Os três homens mais ricos concentram fortuna superior ao tamanho da economia dos 48 países mais pobres do mundo. Esse é o contraste mais escandalosamente inaceitável das contradições que caracterizam o nosso tempo.

De um lado, a formação de espaços continentais como a União Européia; do outro, o recrudescimento do particularismo nacionalista, dos bascos, da Liga Norte, dos albaneses do Kosovo. As gigantescas fusões de empresas transnacionais, bancos, companhias farmacêuticas ou automobilísticas, em contraponto com a contínua criação de milhões de pequenas ou minúsculas empresas. Os colapsos de grupos financeiros especulativos que controlam centenas de bilhões de dólares, ao mesmo tempo que a proliferação dos microbancos, emprestando somas modestas e permitindo o nascimento de verdadeira poeira de negócios familiares.

O global que não consegue sufocar o local. A permanente tensão dialética entre o poder excessivo, político ou econômico, que não tolera limites e quer encher todo o universo e a resistência silenciosa e tenaz dos pequenos, que se associam e põem em comum criatividade e esperança.

Em artigo da semana passada, comentei como grupos da sociedade civil organizada, as organizações não-governamentais (ONGs), haviam prevalecido sobre os governos mais poderosos da Terra, a principiar pelo americano, em três episódios marcantes: o tratado proibindo as minas, que aleijam e deformam crianças e mulheres, quando não as matam; o estabelecimento do tribunal para criminosos internacionais e a campanha contra o código mundial de investimentos.

Esses casos desmentem a afirmação derrotista de que certo tipo de globalização é inevitável e irresistível, que diante da suposta onipotência das hegemonias só nos resta a passividade da resignação. Há espaço para uma espécie de reinvenção da democracia direta dos gregos, pela qual a sociedade organizada intervém sempre que as instituições “representativas”, Congresso ou Executivo, deixam de funcionar como deviam. Eles revelam, contudo, algo mais: que existe enorme possibilidade de afirmação de iniciativas individuais ou locais de qualidade muito superior à dos governos ou megaempresas.
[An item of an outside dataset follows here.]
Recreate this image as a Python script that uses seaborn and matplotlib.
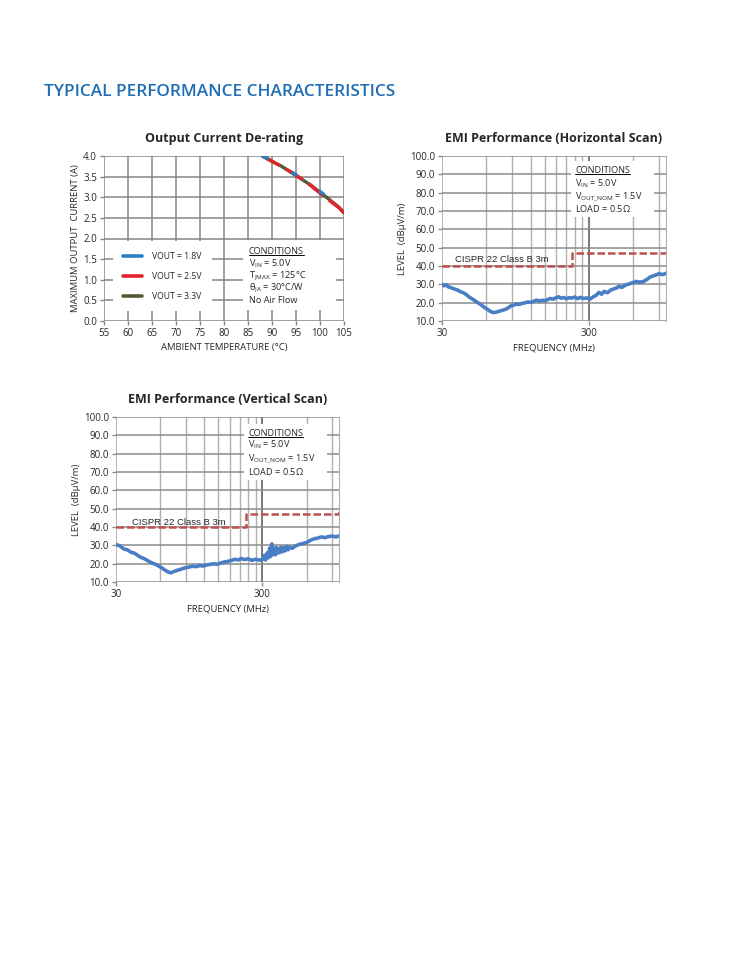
import matplotlib
matplotlib.use('Agg')
import matplotlib.pyplot as plt
import matplotlib.ticker as mticker
from matplotlib.patches import Rectangle
import seaborn as sns


# 데이터

# Output Current De-rating
temp_c = [88, 90, 92, 94, 96, 98, 100, 102, 104, 105]
iout_18 = [4.00, 3.88, 3.76, 3.62, 3.47, 3.31, 3.14, 2.96, 2.76, 2.63]
iout_25 = [4.00, 3.87, 3.75, 3.61, 3.46, 3.29, 3.10, 2.92, 2.74, 2.62]
iout_33 = [4.00, 3.87, 3.75, 3.60, 3.45, 3.30, 3.12, 2.94, 2.75, 2.62]
vout_labels = ['VOUT = 1.8V', 'VOUT = 2.5V', 'VOUT = 3.3V']

# CISPR 22 Class B 3m limit
limit_f = [30, 230, 230, 1000, 1000]
limit_db = [40, 40, 47, 47, 49.5]

# EMI horizontal scan
h_freq = [30, 31, 32, 33, 34, 36, 38, 40, 42, 44, 46, 48, 50, 52, 55, 58, 61, 64,
          67, 70, 73, 77, 80, 84, 88, 92, 96, 100, 105, 110, 115, 120, 126, 132,
          138, 145, 150, 156, 163, 170, 178, 186, 194, 202, 210, 220, 230, 240,
          250, 262, 275, 290, 305, 320, 335, 350, 365, 380, 400, 420, 440, 460,
          480, 500, 530, 560, 600, 630, 660, 700, 740, 780, 820, 860, 900, 950, 1000]
h_level = [30.0, 29.2, 29.8, 28.7, 28.4, 27.6, 27.0, 26.0, 25.4, 24.3, 23.0, 22.1,
           21.2, 20.2, 19.0, 17.5, 16.4, 15.2, 14.6, 14.8, 15.3, 15.8, 16.2, 17.0,
           18.2, 18.6, 19.3, 19.0, 19.6, 19.9, 20.4, 20.1, 20.8, 21.4, 20.9, 21.3,
           21.0, 21.6, 22.3, 21.9, 22.6, 23.2, 22.4, 22.8, 22.1, 22.7, 22.5, 23.1,
           22.2, 22.9, 22.3, 22.6, 22.0, 23.2, 24.0, 25.6, 24.6, 26.2, 25.4, 26.8,
           27.5, 28.0, 28.9, 28.3, 29.6, 30.2, 31.0, 31.6, 31.2, 31.5, 32.6, 34.0,
           34.6, 35.2, 35.8, 35.3, 36.0]

# EMI vertical scan
v_freq = [30, 32, 34, 36, 38, 40, 42, 44, 46, 48, 50, 53, 56, 59, 62, 65, 68, 71,
          74, 78, 82, 86, 90, 95, 100, 106, 112, 118, 125, 132, 140, 148, 156, 165,
          175, 185, 195, 205, 215, 225, 240, 255, 270, 285, 300, 308, 315, 322, 330,
          336, 342, 348, 354, 360, 366, 372, 378, 385, 392, 400, 410, 420, 430, 440,
          450, 460, 480, 500, 530, 560, 600, 640, 680, 720, 760, 800, 850, 900, 950,
          1000]
v_level = [30.5, 29.6, 28.0, 27.5, 26.2, 25.8, 24.6, 23.5, 23.0, 22.2, 21.4, 20.3,
           19.6, 18.6, 17.6, 16.4, 15.5, 15.0, 15.6, 16.3, 16.8, 17.4, 17.8, 18.2,
           18.6, 18.4, 19.0, 18.7, 19.3, 19.6, 19.9, 19.7, 20.4, 20.9, 21.3, 21.8,
           22.4, 22.0, 22.8, 22.3, 22.6, 21.8, 22.4, 21.9, 22.3, 24.5, 22.0, 25.8,
           23.2, 28.5, 24.0, 30.8, 25.0, 27.5, 24.8, 29.0, 25.6, 28.2, 26.0, 29.0,
           26.4, 28.8, 27.0, 29.4, 27.6, 29.0, 28.4, 29.5, 30.4, 30.9, 31.5, 32.8,
           33.6, 34.0, 34.6, 34.2, 34.8, 35.0, 34.6, 35.1]

emi_conditions = [r'V$_{\mathregular{IN}}$ = 5.0V',
                  r'V$_{\mathregular{OUT\_NOM}}$ = 1.5V',
                  r'LOAD = 0.5$\Omega$']
derate_conditions = [r'V$_{\mathregular{IN}}$ = 5.0V',
                     r'T$_{\mathregular{JMAX}}$ = 125°C',
                     r'θ$_{\mathregular{JA}}$ = 30°C/W',
                     'No Air Flow']


sns.set_style('white')
plt.rcParams['font.family'] = ['Open Sans', 'DejaVu Sans']
plt.rcParams['mathtext.fontset'] = 'custom'
plt.rcParams['mathtext.rm'] = 'Open Sans'
plt.rcParams['mathtext.it'] = 'Open Sans:italic'
plt.rcParams['mathtext.bf'] = 'Open Sans:bold'

fig = plt.figure(figsize=(7.42, 9.6), dpi=100)
fig.text(44 / 742, 1 - 92 / 960, 'TYPICAL PERFORMANCE CHARACTERISTICS',
         color='#1F6DB5', fontsize=12.4, fontweight='semibold', va='center')

tick_fs = 7
label_fs = 6.8
cond_fs = 6.6
underlines = []


def conditions_box(ax, x, ys, box, lines):
    # 흰 배경 상자 + CONDITIONS 텍스트
    ax.add_patch(Rectangle((box[0], box[1]), box[2], box[3], transform=ax.transAxes,
                           facecolor='white', edgecolor='none', zorder=1.5))
    t = ax.text(x, ys[0], 'CONDITIONS', transform=ax.transAxes, fontsize=cond_fs,
                va='center', zorder=3)
    underlines.append((ax, t))
    for s, y in zip(lines, ys[1:]):
        ax.text(x, y, s, transform=ax.transAxes, fontsize=cond_fs, va='center', zorder=3)


# 그래프 1: Output Current De-rating
ax1 = fig.add_axes([104 / 742, 1 - 321 / 960, 240 / 742, 165 / 960])
sns.lineplot(x=temp_c, y=iout_33, ax=ax1, color='#4F5B35', lw=2.4, label=vout_labels[2], zorder=4)
sns.lineplot(x=temp_c, y=iout_25, ax=ax1, color='#E3232B', lw=2.4, label=vout_labels[1], zorder=5)
sns.lineplot(x=temp_c, y=iout_18, ax=ax1, color='#2A7DBF', lw=2.4, label=vout_labels[0], zorder=6)
ax1.lines[1].set_dashes([6, 2])
ax1.lines[2].set_dashes([2, 8])
ax1.set_xlim(55, 105)
ax1.set_ylim(0, 4)
ax1.xaxis.set_major_locator(mticker.MultipleLocator(5))
ax1.yaxis.set_major_locator(mticker.MultipleLocator(0.5))
ax1.yaxis.set_major_formatter(mticker.FormatStrFormatter('%.1f'))
ax1.set_axisbelow(True)
ax1.grid(True, color='#858585', lw=1.1)
for s in ax1.spines.values():
    s.set_visible(False)
ax1.tick_params(length=3, width=1.0, color='#858585', labelsize=tick_fs, pad=2, direction='out',
                bottom=True, left=True)
ax1.set_xlabel('AMBIENT TEMPERATURE (°C)', fontsize=label_fs, labelpad=3)
ax1.set_ylabel('MAXIMUM OUTPUT  CURRENT (A)', fontsize=label_fs, labelpad=2)
ax1.set_title('Output Current De-rating', fontsize=9, fontweight='bold', pad=10)

handles, labels = ax1.get_legend_handles_labels()
order = [2, 1, 0]
leg = ax1.legend([handles[i] for i in order], [labels[i] for i in order],
                 loc='center left', bbox_to_anchor=(0.02, 0.27), fontsize=6.2,
                 frameon=True, facecolor='white', edgecolor='none', framealpha=1,
                 handlelength=2.2, handletextpad=1.1, labelspacing=1.3, borderpad=1.2)
for h in leg.legend_handles:
    h.set_linestyle('-')
    h.set_linewidth(2.6)
leg.set_zorder(2)

conditions_box(ax1, 0.604, [0.424, 0.345, 0.273, 0.20, 0.127],
               (0.58, 0.067, 0.385, 0.425), derate_conditions)


def emi_axes(rect, freq, level, title, cispr_xy, cond_x, cond_ys, cond_box):
    ax = fig.add_axes(rect)
    sns.lineplot(x=freq, y=level, ax=ax, color='#4A7EC4', lw=2.6, zorder=4,
                 estimator=None, sort=False)
    sns.lineplot(x=limit_f, y=limit_db, ax=ax, color='#C0504D', lw=1.8,
                 linestyle=(0, (3.0, 1.2)), zorder=3, estimator=None, sort=False)
    ax.set_xscale('log')
    ax.set_xlim(30, 1000)
    ax.set_ylim(10, 100)
    ax.xaxis.set_major_locator(mticker.FixedLocator([30, 300]))
    ax.xaxis.set_minor_locator(mticker.FixedLocator([60, 90, 120, 150, 180, 210, 240, 270, 600, 900]))
    ax.xaxis.set_major_formatter(mticker.FormatStrFormatter('%d'))
    ax.xaxis.set_minor_formatter(mticker.NullFormatter())
    ax.yaxis.set_major_locator(mticker.MultipleLocator(10))
    ax.yaxis.set_major_formatter(mticker.FormatStrFormatter('%.1f'))
    ax.set_axisbelow(True)
    ax.grid(True, axis='y', color='#8c8c8c', lw=1.1)
    ax.grid(True, axis='x', which='minor', color='#b0b0b0', lw=1.0)
    ax.grid(True, axis='x', which='major', color='#a0a0a0', lw=1.1)
    ax.get_xgridlines()[1].set_color('#555555')
    for s in ax.spines.values():
        s.set_visible(False)
    ax.spines['right'].set_visible(True)
    ax.spines['right'].set_color('#b0b0b0')
    ax.tick_params(which='major', length=3, width=1.0, color='#8c8c8c', labelsize=tick_fs,
                   pad=2, direction='out', bottom=True, left=True)
    ax.tick_params(which='minor', length=0)
    ax.set_xlabel('FREQUENCY (MHz)', fontsize=label_fs, labelpad=3)
    ax.set_ylabel('LEVEL  (dBμV/m)', fontsize=label_fs, labelpad=2)
    ax.set_title(title, fontsize=9, fontweight='bold', pad=10)
    ax.text(cispr_xy[0], cispr_xy[1], 'CISPR 22 Class B 3m', transform=ax.transAxes,
            fontsize=6.8, family=['Liberation Sans'], va='center', zorder=5)
    conditions_box(ax, cond_x, cond_ys, cond_box, emi_conditions)
    return ax


emi_axes([442 / 742, 1 - 321 / 960, 224 / 742, 165 / 960], h_freq, h_level,
         'EMI Performance (Horizontal Scan)', (0.058, 0.37),
         0.594, [0.915, 0.830, 0.752, 0.679], (0.576, 0.63, 0.37, 0.34))

emi_axes([116 / 742, 1 - 582 / 960, 223 / 742, 165 / 960], v_freq, v_level,
         'EMI Performance (Vertical Scan)', (0.072, 0.358),
         0.592, [0.903, 0.830, 0.745, 0.667], (0.574, 0.62, 0.37, 0.34))

# CONDITIONS 밑줄
fig.canvas.draw()
for ax, t in underlines:
    bb = t.get_window_extent().transformed(ax.transAxes.inverted())
    ax.plot([bb.x0, bb.x1], [bb.y0 + 0.005, bb.y0 + 0.005], transform=ax.transAxes,
            color='black', lw=0.7, zorder=3)

fig.savefig('out.png', dpi=100, facecolor='white')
A organização da ONU para a qual trabalho, a Unctad, reconheceu o potencial da sociedade civil e do setor privado e realizou esta semana, em Lyon, conferência absolutamente original que reuniu mais de 2.000 pessoas, não para discutir vírgulas e letras de documentos de papel, aprovar declarações altissonantes destinadas ao pó das prateleiras. Não perdemos nenhum segundo sequer com discursos que nos afastassem do essencial: começar parcerias efetivas em torno de projetos concretos em áreas que vão do comércio eletrônico à promoção de investimentos, da administração das flutuações de preços das matérias-primas ao treinamento de pessoal especializado em negociações comerciais, dos microbancos ao uso dos recursos da floresta para gerar novos produtos farmacêuticos.

A idéia básica desses projetos é sempre a mesma: promover o casamento entre grandes empresas, de um lado (o global), com as pessoas simples, pobres, de comunidades organizadas (o nível local), ajudadas por universidades e ONGs, a fim de criar empregos, gerar renda e proteger o meio ambiente.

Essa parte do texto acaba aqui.